Theoretical structural and spectroscopic characterization of peroxyacetic acid (CH3–CO–OOH): study of the far infrared region†
Abstract
Peroxyacetic acid, a non-rigid oxygenated organic molecule which acts in the atmosphere as a reservoir of HOX and ROX radicals, is studied using highly correlated ab initio methods with the aim of its spectroscopic characterization in the gas phase. The study focuses on the far infrared region providing reliable rovibrational parameters such as energy levels and splittings. The molecule presents three conformers that inter-convert by internal rotation, drawing a potential energy surface of 12 minima. One of them shows prominent stability due to the formation of one weak intramolecular bond between the hydrogen atom of the hydroperoxy group and the oxygen atom of the carbonyl group. For the three minimum energy structures, rotational constants and centrifugal distortion constants are provided. It may be expected that the most stable conformer is the only one contributing to the spectral features in further measurements at low temperature. In this structure, the methyl torsional barrier has been found to be very low, V3 = 88.6 cm−1 producing a splitting of 2.262 cm−1 for the ground vibrational state. The study confirms that the ν20 torsional mode interacts strongly with the other two torsional modes ν19 and ν21, but slightly with the remaining vibrations. Then, a variational procedure in three dimensions allows the exploration of the low-frequency modes. The methyl torsional fundamental ν21 was found to be 49.1 cm−1 (Ai) and 33.4 cm−1 (E).
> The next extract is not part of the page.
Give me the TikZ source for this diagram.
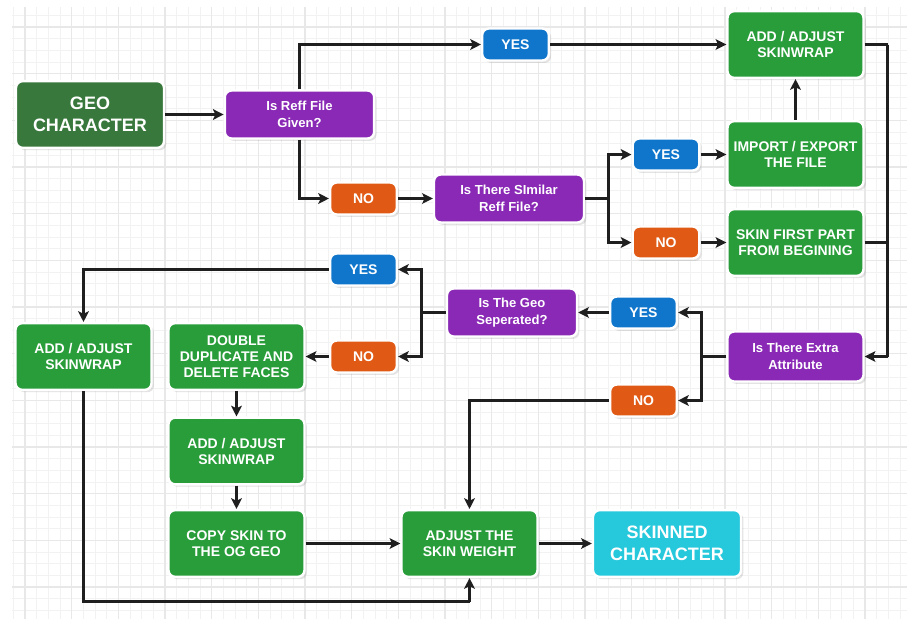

The fundamentals of ν20 (C–O bond torsion) and ν19 (OH torsion) have been computed to be 216.7 cm−1 (A2) and 218.5 cm−1 (E) and 393.6 cm−1 (A2) and 394.1 cm−1. Since non-rigidity can have effects on the reactivity due to the conformer interconversion, and transitions involving low-lying levels can be observed with many spectroscopic techniques, this work can help kinetic studies and assignments of further spectroscopic studies needed for the detection in the gas phase of trace molecules.